Report: Joe Biden’s Globalists Suggest Cutting U.S. Tariffs on China to Score Political Points

Inflation - Ting Shen/Bloomberg
Ting Shen/Bloomberg

The globalist wing of President Joe Biden’s White House is reportedly suggesting that the administration cut United States tariffs on China solely to score political messaging points with voters, regardless of whether a move would reduce inflation.

For months, Biden has been considering cutting U.S. tariffs on billions of dollars worth of China-made products that were first imposed by former President Trump and have been applauded by American union workers and domestic manufacturers.

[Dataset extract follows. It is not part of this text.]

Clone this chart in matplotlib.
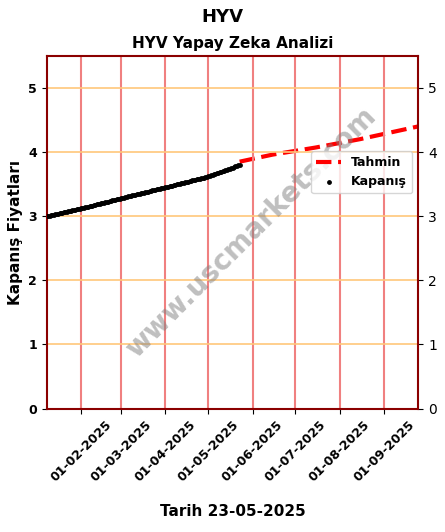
import matplotlib
matplotlib.use("Agg")
import matplotlib.pyplot as plt
import matplotlib.dates as mdates
import numpy as np
import pandas as pd

# closing prices (at a few anchor dates)
close_dates = ["2025-01-08", "2025-02-01", "2025-03-01", "2025-04-01", "2025-05-01", "2025-05-23"]
close_vals = [3.00, 3.12, 3.28, 3.45, 3.62, 3.80]
# forecast line
fc_dates = ["2025-05-23", "2025-06-15", "2025-07-15", "2025-08-15", "2025-09-25"]
fc_vals = [3.85, 3.96, 4.07, 4.20, 4.40]
tick_dates = ["2025-02-01", "2025-03-01", "2025-04-01", "2025-05-01",
              "2025-06-01", "2025-07-01", "2025-08-01", "2025-09-01"]

cd = pd.to_datetime(close_dates)
days = pd.date_range(cd[0], cd[-1], freq="D")
vals = np.interp(days.astype("int64"), cd.astype("int64"), close_vals)

fig, ax = plt.subplots(figsize=(4.45, 5.32), dpi=100)
fig.subplots_adjust(left=0.105, right=0.94, top=0.895, bottom=0.232)

ax.plot(pd.to_datetime(fc_dates), fc_vals, color="red", ls="--", lw=3, label="Tahmin")
ax.scatter(days, vals, s=6, color="black", label="Kapanış", zorder=3)

tk = pd.to_datetime(tick_dates)
for t in tk:
    ax.axvline(t, color="#f08080", lw=1.5)
for y in range(1, 6):
    ax.axhline(y, color="#ffc77a", lw=1.2)

ax.set_xlim(pd.Timestamp("2025-01-08"), pd.Timestamp("2025-09-25"))
ax.set_ylim(0, 5.5)
ax.set_xticks(tk)
ax.xaxis.set_major_formatter(mdates.DateFormatter("%d-%m-%Y"))
plt.setp(ax.get_xticklabels(), rotation=45, fontweight="bold", fontsize=9)
plt.setp(ax.get_yticklabels(), fontweight="bold", fontsize=9)
ax.tick_params(right=True, labelright=True)
for s in ax.spines.values():
    s.set_color("darkred")
    s.set_linewidth(1.5)

ax.set_ylabel("Kapanış Fiyatları", fontsize=11, fontweight="bold")
ax.set_xlabel("Tarih 23-05-2025", fontsize=11, fontweight="bold", labelpad=14)
ax.set_title("HYV Yapay Zeka Analizi", fontsize=11, fontweight="bold")
fig.suptitle("HYV", fontsize=13, fontweight="bold", y=0.985)
ax.text(0.55, 0.5, "www.uscmarkets.com", transform=ax.transAxes, fontsize=20,
        color="gray", alpha=0.5, rotation=45, ha="center", va="center", fontweight="bold")
leg = ax.legend(loc="center right", bbox_to_anchor=(1.0, 0.67), prop={"weight": "bold", "size": 9})
plt.savefig("out.png")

According to Politico, discussions inside the Biden White House are “ratcheting up” as the administration grapples with soaring inflation, even though research has extensively shown there is no correlation between U.S. tariffs on China and current inflation.

Still, the globalist wing of the Biden White House, represented by Treasury Secretary Janet Yellen and Commerce Secretary Gina Raimondo, is continuing to push the president to cut U.S. tariffs on China. Raimondo, Politico reports, has even gone as far as to suggest that China tariffs get cut solely to score political messaging points.

Politico reports:

Commerce Secretary Gina Raimondo, meanwhile, has focused her arguments on messaging — that its good politics to cut tariffs even if the actual impact on inflation is not that large. [Emphasis added]

Yellen, meanwhile, has continued citing a study that claims cutting U.S. tariffs on China could save nearly every American household about $800 every year. The study, though, was blasted by U.S. Trade Representative (USTR) Katherine Tai — a fixture of the economic nationalist wing of the Biden administration.

“The issue is that if you look at their methodology, and you look at how they think that, you know, inflation can be addressed through using trade tools, they are assuming a world, and U.S. economy, that has zero tariffs,” Tai said of the study that Yellen keeps citing as evidence to cut U.S. tariffs on China.

“So here’s the thing: For as long as we have been regulating commerce, we’ve had tariffs in some form, right? Every country still has tariffs,” Tai continued. “We haven’t always had inflation. And so I really have to challenge the premise of that study. And I think it’s either something between fiction or an interesting academic exercise.”

In the New York Times, Kim Glas with the National Council of Textile Organizations noted that there has been no evidence that tariffs have raised prices on American consumers, as is often claimed by free trade advocates and economic globalists.

Last week, the United Steelworkers (USW) wrote to Biden, pleading with him not to cut U.S. tariffs on China:

Too many U.S. companies have failed to take needed actions to address the threat posed by Chinese Communist Party policies. Many continue to outsource production, and research and development, undermining U.S. competitiveness and national security interests. They have failed to respond to the signals clearly and continuously sent by the CCP that it is not interested in competing, but in winning and dominating key industries. Our government must act in the national interest to strengthen our economy for the future. [Emphasis added]

From 2001 to 2018, U.S. free trade with China eliminated 3.7 million American jobs from the economy — 2.8 million of which were lost in American manufacturing. During that same period, at least 50,000 American manufacturing plants closed down.

Those massive job losses have coincided with a booming U.S.-China trade deficit. In 1985, before China entered the WTO, the U.S. trade deficit with China totaled $6 billion. In 2019, the U.S. trade deficit with China totaled more than $345 billion.

Meanwhile, a study from 2019 found that permanent U.S. tariffs of 25 percent on all Chinese imports would create more than a million American jobs in five years. American manufacturing is vital to the U.S. economy, as every manufacturing job supports an additional 7.4 American jobs in other industries.